--- Task description ---
Take each line that has the word "this" and return it.

--- Exercise material ---

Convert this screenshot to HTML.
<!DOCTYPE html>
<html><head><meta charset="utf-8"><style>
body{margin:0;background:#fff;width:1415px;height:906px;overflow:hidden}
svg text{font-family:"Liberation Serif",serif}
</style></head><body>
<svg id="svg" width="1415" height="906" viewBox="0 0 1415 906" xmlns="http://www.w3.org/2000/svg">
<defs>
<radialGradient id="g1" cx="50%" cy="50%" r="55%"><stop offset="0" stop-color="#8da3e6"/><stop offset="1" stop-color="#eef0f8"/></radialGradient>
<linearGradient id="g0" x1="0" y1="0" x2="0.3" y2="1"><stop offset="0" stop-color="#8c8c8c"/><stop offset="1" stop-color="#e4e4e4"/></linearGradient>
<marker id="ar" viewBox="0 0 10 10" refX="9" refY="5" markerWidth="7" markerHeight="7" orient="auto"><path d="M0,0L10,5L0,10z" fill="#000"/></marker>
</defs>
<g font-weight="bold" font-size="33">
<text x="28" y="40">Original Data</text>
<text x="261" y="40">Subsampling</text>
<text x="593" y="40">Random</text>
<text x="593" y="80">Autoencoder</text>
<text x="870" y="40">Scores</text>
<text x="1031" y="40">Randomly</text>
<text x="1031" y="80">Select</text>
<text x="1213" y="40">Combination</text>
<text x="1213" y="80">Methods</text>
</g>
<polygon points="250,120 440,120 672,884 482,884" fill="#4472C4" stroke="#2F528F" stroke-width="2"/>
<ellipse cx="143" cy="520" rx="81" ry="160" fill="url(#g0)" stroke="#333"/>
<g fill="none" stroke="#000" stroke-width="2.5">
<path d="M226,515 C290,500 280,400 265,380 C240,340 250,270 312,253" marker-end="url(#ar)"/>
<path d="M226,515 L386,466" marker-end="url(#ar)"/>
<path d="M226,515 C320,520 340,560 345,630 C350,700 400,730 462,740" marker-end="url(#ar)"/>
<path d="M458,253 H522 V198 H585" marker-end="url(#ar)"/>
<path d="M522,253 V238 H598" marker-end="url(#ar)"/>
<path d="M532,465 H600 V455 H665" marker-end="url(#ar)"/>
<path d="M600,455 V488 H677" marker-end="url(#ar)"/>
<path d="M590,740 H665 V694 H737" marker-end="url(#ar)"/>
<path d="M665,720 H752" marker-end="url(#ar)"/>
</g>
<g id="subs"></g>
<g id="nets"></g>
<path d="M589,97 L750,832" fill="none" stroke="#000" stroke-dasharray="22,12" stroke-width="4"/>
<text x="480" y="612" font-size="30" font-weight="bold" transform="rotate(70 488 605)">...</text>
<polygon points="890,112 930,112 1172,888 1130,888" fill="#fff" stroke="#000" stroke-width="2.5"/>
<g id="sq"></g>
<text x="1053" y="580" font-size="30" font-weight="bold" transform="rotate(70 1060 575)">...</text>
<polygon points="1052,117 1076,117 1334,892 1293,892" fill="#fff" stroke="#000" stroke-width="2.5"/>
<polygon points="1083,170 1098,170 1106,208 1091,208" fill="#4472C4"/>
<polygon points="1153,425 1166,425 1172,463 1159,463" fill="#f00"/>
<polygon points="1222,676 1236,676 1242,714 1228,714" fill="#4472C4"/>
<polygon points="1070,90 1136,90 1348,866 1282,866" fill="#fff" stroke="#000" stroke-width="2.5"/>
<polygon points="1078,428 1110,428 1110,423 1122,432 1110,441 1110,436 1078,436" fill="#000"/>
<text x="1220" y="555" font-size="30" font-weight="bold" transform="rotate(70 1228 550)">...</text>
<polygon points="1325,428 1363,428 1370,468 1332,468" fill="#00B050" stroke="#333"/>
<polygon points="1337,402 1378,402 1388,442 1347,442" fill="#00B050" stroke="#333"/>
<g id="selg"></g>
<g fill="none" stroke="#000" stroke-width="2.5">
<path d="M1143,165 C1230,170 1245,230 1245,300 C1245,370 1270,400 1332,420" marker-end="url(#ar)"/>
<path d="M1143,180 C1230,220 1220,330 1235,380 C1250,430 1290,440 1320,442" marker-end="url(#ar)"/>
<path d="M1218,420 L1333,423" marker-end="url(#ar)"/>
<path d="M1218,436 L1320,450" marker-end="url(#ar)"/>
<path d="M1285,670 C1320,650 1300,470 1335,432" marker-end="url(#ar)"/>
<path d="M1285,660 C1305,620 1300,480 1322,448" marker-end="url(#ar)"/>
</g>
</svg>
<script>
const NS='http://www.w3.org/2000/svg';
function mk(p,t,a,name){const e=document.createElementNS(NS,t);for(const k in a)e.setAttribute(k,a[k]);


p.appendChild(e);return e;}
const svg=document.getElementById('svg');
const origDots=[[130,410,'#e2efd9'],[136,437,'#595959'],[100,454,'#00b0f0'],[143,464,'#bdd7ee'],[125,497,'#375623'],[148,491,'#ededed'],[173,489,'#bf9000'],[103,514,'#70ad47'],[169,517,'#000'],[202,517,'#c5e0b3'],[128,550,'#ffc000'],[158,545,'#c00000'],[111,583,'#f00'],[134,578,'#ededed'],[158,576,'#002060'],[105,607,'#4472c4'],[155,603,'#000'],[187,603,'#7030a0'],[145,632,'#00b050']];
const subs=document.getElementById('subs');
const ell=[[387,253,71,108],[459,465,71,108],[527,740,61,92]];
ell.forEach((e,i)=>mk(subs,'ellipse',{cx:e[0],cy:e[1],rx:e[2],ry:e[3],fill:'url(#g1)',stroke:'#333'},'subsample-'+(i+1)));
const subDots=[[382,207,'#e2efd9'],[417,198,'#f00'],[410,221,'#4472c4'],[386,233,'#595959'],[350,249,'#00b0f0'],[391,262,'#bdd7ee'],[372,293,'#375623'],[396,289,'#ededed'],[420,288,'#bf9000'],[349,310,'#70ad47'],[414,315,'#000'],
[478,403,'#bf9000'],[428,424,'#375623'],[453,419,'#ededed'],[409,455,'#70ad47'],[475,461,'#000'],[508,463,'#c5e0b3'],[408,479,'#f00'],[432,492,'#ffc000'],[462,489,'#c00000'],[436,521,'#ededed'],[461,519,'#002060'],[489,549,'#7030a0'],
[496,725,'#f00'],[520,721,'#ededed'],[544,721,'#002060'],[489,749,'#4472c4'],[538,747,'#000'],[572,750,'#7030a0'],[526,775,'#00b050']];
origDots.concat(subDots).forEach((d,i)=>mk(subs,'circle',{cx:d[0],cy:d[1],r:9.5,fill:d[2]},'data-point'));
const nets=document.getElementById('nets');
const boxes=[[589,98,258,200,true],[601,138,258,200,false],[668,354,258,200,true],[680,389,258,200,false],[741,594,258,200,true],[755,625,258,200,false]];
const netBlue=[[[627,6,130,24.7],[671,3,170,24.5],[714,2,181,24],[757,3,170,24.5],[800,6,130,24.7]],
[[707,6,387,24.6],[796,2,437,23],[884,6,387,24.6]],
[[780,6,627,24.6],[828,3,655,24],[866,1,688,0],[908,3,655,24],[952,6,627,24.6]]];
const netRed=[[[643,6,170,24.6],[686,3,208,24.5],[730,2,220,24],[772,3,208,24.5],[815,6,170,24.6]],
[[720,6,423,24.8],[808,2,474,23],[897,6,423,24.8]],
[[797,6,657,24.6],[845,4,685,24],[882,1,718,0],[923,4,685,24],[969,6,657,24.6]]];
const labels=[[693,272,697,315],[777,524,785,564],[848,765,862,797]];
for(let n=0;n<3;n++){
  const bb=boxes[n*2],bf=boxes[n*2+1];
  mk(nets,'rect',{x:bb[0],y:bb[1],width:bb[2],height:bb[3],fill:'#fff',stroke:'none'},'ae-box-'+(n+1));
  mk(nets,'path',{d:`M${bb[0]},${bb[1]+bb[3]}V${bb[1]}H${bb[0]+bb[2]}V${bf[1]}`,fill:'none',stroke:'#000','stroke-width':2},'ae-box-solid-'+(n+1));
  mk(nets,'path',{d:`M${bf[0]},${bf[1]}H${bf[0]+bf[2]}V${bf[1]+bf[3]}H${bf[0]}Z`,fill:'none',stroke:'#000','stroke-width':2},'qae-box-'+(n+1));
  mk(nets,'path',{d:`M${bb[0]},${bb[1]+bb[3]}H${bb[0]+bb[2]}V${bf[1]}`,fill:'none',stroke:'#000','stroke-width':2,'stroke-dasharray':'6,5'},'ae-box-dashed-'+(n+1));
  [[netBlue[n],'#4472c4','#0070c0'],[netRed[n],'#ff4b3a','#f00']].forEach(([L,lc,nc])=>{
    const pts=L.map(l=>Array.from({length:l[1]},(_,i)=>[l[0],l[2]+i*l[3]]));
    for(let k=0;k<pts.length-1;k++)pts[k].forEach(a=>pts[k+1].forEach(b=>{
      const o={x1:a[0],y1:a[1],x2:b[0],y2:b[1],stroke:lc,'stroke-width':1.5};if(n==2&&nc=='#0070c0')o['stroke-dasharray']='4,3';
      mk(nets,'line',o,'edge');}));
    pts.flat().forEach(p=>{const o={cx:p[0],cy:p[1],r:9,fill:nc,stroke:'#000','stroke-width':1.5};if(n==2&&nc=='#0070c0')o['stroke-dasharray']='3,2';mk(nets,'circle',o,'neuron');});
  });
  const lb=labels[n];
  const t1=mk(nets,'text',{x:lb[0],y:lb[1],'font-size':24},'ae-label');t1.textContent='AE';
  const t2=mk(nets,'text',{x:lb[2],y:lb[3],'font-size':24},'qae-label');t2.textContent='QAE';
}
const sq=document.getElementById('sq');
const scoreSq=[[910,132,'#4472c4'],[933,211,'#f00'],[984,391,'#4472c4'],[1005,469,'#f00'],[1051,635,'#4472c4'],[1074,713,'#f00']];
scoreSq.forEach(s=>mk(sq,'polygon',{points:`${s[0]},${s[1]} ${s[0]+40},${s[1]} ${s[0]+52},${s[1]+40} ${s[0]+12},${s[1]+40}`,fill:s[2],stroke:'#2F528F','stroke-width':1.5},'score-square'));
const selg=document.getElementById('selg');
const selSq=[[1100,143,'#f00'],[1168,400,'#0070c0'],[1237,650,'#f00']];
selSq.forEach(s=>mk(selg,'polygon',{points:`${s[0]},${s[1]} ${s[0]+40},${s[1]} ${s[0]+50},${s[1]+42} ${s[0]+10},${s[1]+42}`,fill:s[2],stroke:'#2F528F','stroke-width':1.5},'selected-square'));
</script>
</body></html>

...

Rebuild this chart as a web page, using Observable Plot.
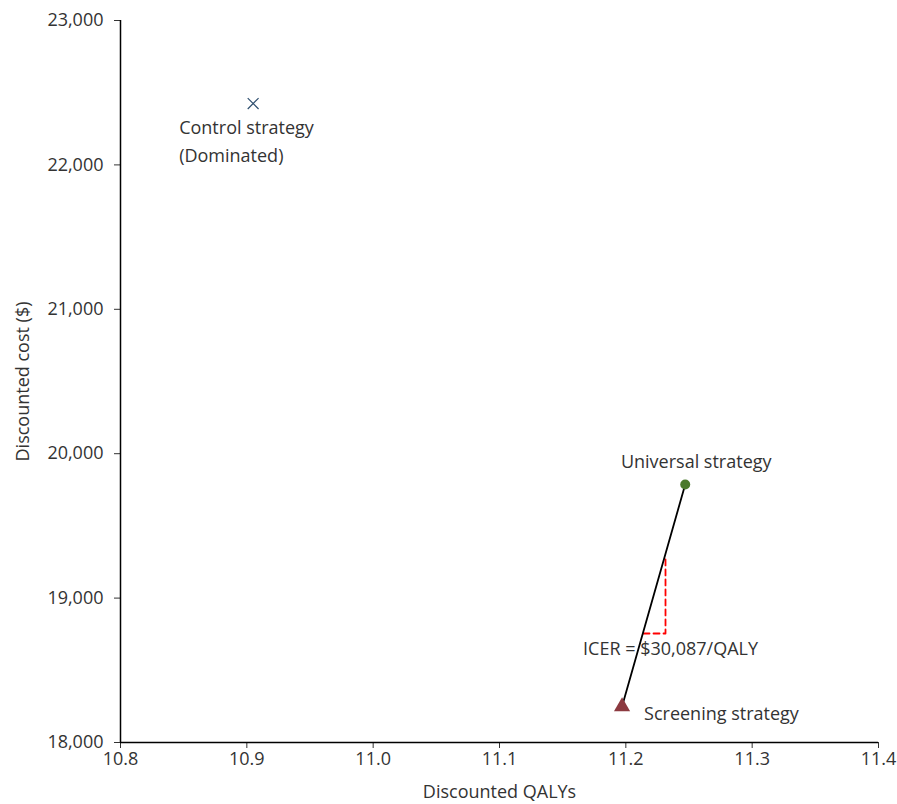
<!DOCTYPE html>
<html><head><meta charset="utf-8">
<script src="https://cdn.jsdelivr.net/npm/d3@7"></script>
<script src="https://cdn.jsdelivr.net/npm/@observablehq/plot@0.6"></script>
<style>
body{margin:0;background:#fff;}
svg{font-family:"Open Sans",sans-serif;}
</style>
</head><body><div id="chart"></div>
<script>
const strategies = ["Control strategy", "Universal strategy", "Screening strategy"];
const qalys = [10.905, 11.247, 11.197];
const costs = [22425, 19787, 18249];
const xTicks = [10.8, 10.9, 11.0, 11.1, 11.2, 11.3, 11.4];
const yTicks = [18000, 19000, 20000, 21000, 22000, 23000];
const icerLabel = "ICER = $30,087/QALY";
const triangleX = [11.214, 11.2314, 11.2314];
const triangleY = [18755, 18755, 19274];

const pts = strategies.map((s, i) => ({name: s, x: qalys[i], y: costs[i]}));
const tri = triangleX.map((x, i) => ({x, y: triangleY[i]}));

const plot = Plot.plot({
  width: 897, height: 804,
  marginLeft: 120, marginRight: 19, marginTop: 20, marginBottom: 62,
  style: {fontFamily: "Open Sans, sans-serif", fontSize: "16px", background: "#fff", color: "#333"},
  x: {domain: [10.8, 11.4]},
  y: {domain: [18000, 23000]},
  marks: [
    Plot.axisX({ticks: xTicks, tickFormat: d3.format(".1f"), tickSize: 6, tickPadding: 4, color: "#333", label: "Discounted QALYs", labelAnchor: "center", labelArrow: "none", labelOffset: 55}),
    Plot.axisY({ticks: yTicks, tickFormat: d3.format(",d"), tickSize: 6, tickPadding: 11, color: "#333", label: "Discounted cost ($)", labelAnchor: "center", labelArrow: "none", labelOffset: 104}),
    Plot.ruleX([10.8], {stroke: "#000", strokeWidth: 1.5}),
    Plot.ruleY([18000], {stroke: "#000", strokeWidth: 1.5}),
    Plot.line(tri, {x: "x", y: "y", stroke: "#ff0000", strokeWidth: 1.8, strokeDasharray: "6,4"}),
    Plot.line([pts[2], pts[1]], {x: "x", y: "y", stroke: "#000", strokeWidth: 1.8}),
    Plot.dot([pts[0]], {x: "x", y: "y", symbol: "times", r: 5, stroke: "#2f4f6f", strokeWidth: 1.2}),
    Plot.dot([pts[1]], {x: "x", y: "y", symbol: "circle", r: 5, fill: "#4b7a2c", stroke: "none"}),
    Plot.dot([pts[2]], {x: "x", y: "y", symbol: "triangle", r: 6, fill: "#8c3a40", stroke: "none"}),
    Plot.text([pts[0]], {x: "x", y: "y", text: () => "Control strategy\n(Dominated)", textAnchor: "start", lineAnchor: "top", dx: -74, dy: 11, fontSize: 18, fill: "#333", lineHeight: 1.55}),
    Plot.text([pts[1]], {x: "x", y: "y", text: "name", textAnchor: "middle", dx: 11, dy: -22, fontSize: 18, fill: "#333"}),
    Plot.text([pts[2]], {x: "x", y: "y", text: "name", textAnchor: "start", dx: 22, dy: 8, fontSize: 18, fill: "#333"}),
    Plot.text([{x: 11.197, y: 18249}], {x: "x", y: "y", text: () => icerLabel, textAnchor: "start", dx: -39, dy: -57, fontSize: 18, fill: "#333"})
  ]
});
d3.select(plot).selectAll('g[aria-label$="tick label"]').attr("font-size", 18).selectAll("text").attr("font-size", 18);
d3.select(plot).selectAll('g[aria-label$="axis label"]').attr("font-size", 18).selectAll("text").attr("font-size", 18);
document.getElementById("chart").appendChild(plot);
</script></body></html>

--- The solution ---
Convert this screenshot to HTML.
Rebuild this chart as a web page, using Observable Plot.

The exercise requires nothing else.